Using the material below, work out how many lines contain the word "image". Reply with the number and nothing more.
========
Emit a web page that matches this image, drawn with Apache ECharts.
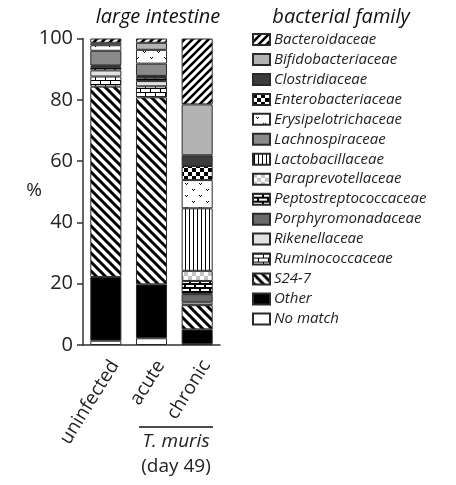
<!DOCTYPE html>
<html>
<head>
<meta charset="utf-8">
<script src="https://cdn.jsdelivr.net/npm/echarts@6/dist/echarts.min.js"></script>
<style>
  html, body { margin: 0; padding: 0; background: #fff; }
  #chart { width: 456px; height: 485px; }
</style>
</head>
<body>
<div id="chart"></div>
<script>
// Groups on the x axis
const groups = ['uninfected', 'acute', 'chronic'];

// Relative abundance (%) per bacterial family, one value per group
const bacteroidaceae        = [1.4, 1.4, 21.5];
const bifidobacteriaceae    = [0.8, 2.3, 16.6];
const clostridiaceae        = [0, 0, 3.5];
const enterobacteriaceae    = [0, 0, 4.6];
const erysipelotrichaceae   = [1.8, 4.5, 9.2];
const lachnospiraceae       = [4.8, 4.0, 0];
const lactobacillaceae      = [0.3, 0.3, 20.4];
const paraprevotellaceae    = [0.3, 0.3, 3.3];
const peptostreptococcaceae = [1.0, 1.1, 4.3];
const porphyromonadaceae    = [0, 0, 2.7];
const rikenellaceae         = [2.0, 1.7, 0.9];
const ruminococcaceae       = [3.3, 3.6, 0];
const s24_7                 = [62.1, 61.0, 7.9];
const other                 = [20.8, 17.6, 4.8];
const noMatch               = [1.4, 2.2, 0.3];

// Y axis ticks
const yTicks = [0, 20, 40, 60, 80, 100];

// Family names in legend order (top of the stack first)
const familyNames = [
  'Bacteroidaceae', 'Bifidobacteriaceae', 'Clostridiaceae', 'Enterobacteriaceae',
  'Erysipelotrichaceae', 'Lachnospiraceae', 'Lactobacillaceae', 'Paraprevotellaceae',
  'Peptostreptococcaceae', 'Porphyromonadaceae', 'Rikenellaceae', 'Ruminococcaceae',
  'S24-7', 'Other', 'No match'
];
const familyValues = [
  bacteroidaceae, bifidobacteriaceae, clostridiaceae, enterobacteriaceae,
  erysipelotrichaceae, lachnospiraceae, lactobacillaceae, paraprevotellaceae,
  peptostreptococcaceae, porphyromonadaceae, rikenellaceae, ruminococcaceae,
  s24_7, other, noMatch
];

// ---- fill patterns ----
function tile(w, h, bg, draw) {
  const c = document.createElement('canvas');
  c.width = w; c.height = h;
  const g = c.getContext('2d');
  g.fillStyle = bg; g.fillRect(0, 0, w, h);
  if (draw) draw(g, w, h);
  return { image: c, repeat: 'repeat' };
}
function diag(size, lw, forward) {
  return tile(size, size, '#fff', (g, w, h) => {
    g.strokeStyle = '#000'; g.lineWidth = lw; g.lineCap = 'square';
    g.beginPath();
    if (forward) {
      g.moveTo(-2, h + 2); g.lineTo(w + 2, -2);
      g.moveTo(-2 - w, h + 2); g.lineTo(2, -2);
      g.moveTo(w - 2, h + 2); g.lineTo(2 * w + 2, -2);
    } else {
      g.moveTo(-2, -2); g.lineTo(w + 2, h + 2);
      g.moveTo(-2 - w, -2); g.lineTo(2, h + 2);
      g.moveTo(w - 2, -2); g.lineTo(2 * w + 2, h + 2);
    }
    g.stroke();
  });
}
function checker(size, a, b) {
  return tile(size * 2, size * 2, b, g => {
    g.fillStyle = a;
    g.fillRect(0, 0, size, size);
    g.fillRect(size, size, size, size);
  });
}
const fills = {
  'Bacteroidaceae': diag(8, 2.6, true),
  'Bifidobacteriaceae': '#b3b3b3',
  'Clostridiaceae': '#3c3c3c',
  'Enterobacteriaceae': checker(4, '#000', '#fff'),
  'Erysipelotrichaceae': tile(14, 12, '#fff', g => {
    g.fillStyle = '#000';
    [[3, 3], [10, 9]].forEach(([x, y]) => {
      g.fillRect(x, y, 1, 1); g.fillRect(x + 2, y, 1, 1); g.fillRect(x + 1, y + 1, 1, 1);
    });
  }),
  'Lachnospiraceae': '#8a8a8a',
  'Lactobacillaceae': tile(4, 4, '#fff', g => { g.fillStyle = '#000'; g.fillRect(1, 0, 1, 4); }),
  'Paraprevotellaceae': checker(4, '#c4c4c4', '#fff'),
  'Peptostreptococcaceae': tile(10, 8, '#000', g => {
    g.fillStyle = '#fff';
    g.fillRect(1, 1, 8, 2);
    g.fillRect(6, 5, 4, 2); g.fillRect(0, 5, 4, 2);
  }),
  'Porphyromonadaceae': '#6a6a6a',
  'Rikenellaceae': '#e2e2e2',
  'Ruminococcaceae': tile(10, 8, '#fff', g => {
    g.fillStyle = '#000';
    g.fillRect(0, 0, 10, 1); g.fillRect(0, 4, 10, 1);
    g.fillRect(0, 0, 1, 4); g.fillRect(5, 4, 1, 4);
  }),
  'S24-7': diag(9, 3, false),
  'Other': '#000',
  'No match': '#fff'
};

// Stack from the bottom: last legend entry sits at the base of the bar
const series = familyNames.slice().reverse().map(name => {
  const vals = familyValues[familyNames.indexOf(name)];
  return {
    name: name,
    type: 'bar',
    stack: 'total',
    barWidth: '68%',
    data: vals.map(v => (v > 0 ? v : null)),
    itemStyle: { color: fills[name], borderColor: '#2a2a2a', borderWidth: 1 }
  };
});

const FONT = 'Open Sans';
const chart = echarts.init(document.getElementById('chart'), null, { renderer: 'canvas' });
chart.setOption({
  animation: false,
  textStyle: { fontFamily: FONT },
  title: [
    { text: 'large intestine', left: 153, top: 2, textAlign: 'center',
      textStyle: { fontFamily: FONT, fontStyle: 'italic', fontWeight: 'normal', fontSize: 20, color: '#111' } },
    { text: 'bacterial family', left: 336, top: 2, textAlign: 'center',
      textStyle: { fontFamily: FONT, fontStyle: 'italic', fontWeight: 'normal', fontSize: 20, color: '#111' } }
  ],
  legend: {
    data: familyNames,
    orient: 'vertical',
    left: 247,
    top: 27,
    itemWidth: 17,
    itemHeight: 11,
    itemGap: 4.96,
    icon: 'rect',
    selectedMode: false,
    textStyle: { fontFamily: FONT, fontStyle: 'italic', fontSize: 15, lineHeight: 15, color: '#222', padding: [0, 0, 0, -1] }
  },
  grid: { left: 83, right: 236, top: 38.5, bottom: 140, containLabel: false },
  xAxis: {
    type: 'category',
    data: groups,
    axisLine: { lineStyle: { color: '#333', width: 1.5 } },
    axisTick: { alignWithLabel: true, length: 6, lineStyle: { color: '#333', width: 1.5 } },
    axisLabel: { show: false }
  },
  yAxis: {
    type: 'value',
    min: 0, max: 100, interval: 20,
    axisLine: { show: true, lineStyle: { color: '#333', width: 1.5 } },
    axisTick: { show: true, length: 6, lineStyle: { color: '#333', width: 1.5 } },
    splitLine: { show: false },
    axisLabel: {
      fontSize: 20, color: '#222', margin: 10, fontFamily: FONT,
      formatter: v => (yTicks.indexOf(v) >= 0 ? String(v) : '')
    }
  },
  graphic: [
    { id: 'ytitle', type: 'text', x: 34, y: 191, style: { text: '%', font: '19px "Open Sans"', fill: '#222', align: 'center', verticalAlign: 'middle' } },
    { id: 'bracket', type: 'line', shape: { x1: 139, y1: 427, x2: 213, y2: 427 }, style: { stroke: '#111', lineWidth: 1.5 } },
    { id: 'muris', type: 'text', x: 176, y: 442, style: { text: 'T. muris', font: 'italic 19px "Open Sans"', fill: '#222', align: 'center', verticalAlign: 'middle' } },
    { id: 'day', type: 'text', x: 176, y: 467, style: { text: '(day 49)', font: '19px "Open Sans"', fill: '#222', align: 'center', verticalAlign: 'middle' } }
  ],
  series: series
});

// Slanted group labels, hung from the category ticks of the x axis
const axisY = chart.convertToPixel({ yAxisIndex: 0 }, 0);
chart.setOption({
  graphic: groups.map((g, i) => ({
    id: 'xlab' + i,
    type: 'text',
    x: chart.convertToPixel({ xAxisIndex: 0 }, g) + 1,
    y: axisY + 12,
    rotation: 58 * Math.PI / 180,
    style: { text: g, font: '19px "Open Sans"', fill: '#222', align: 'right', verticalAlign: 'top' }
  }))
});
</script>
</body>
</html>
========
#### Expected answer:
2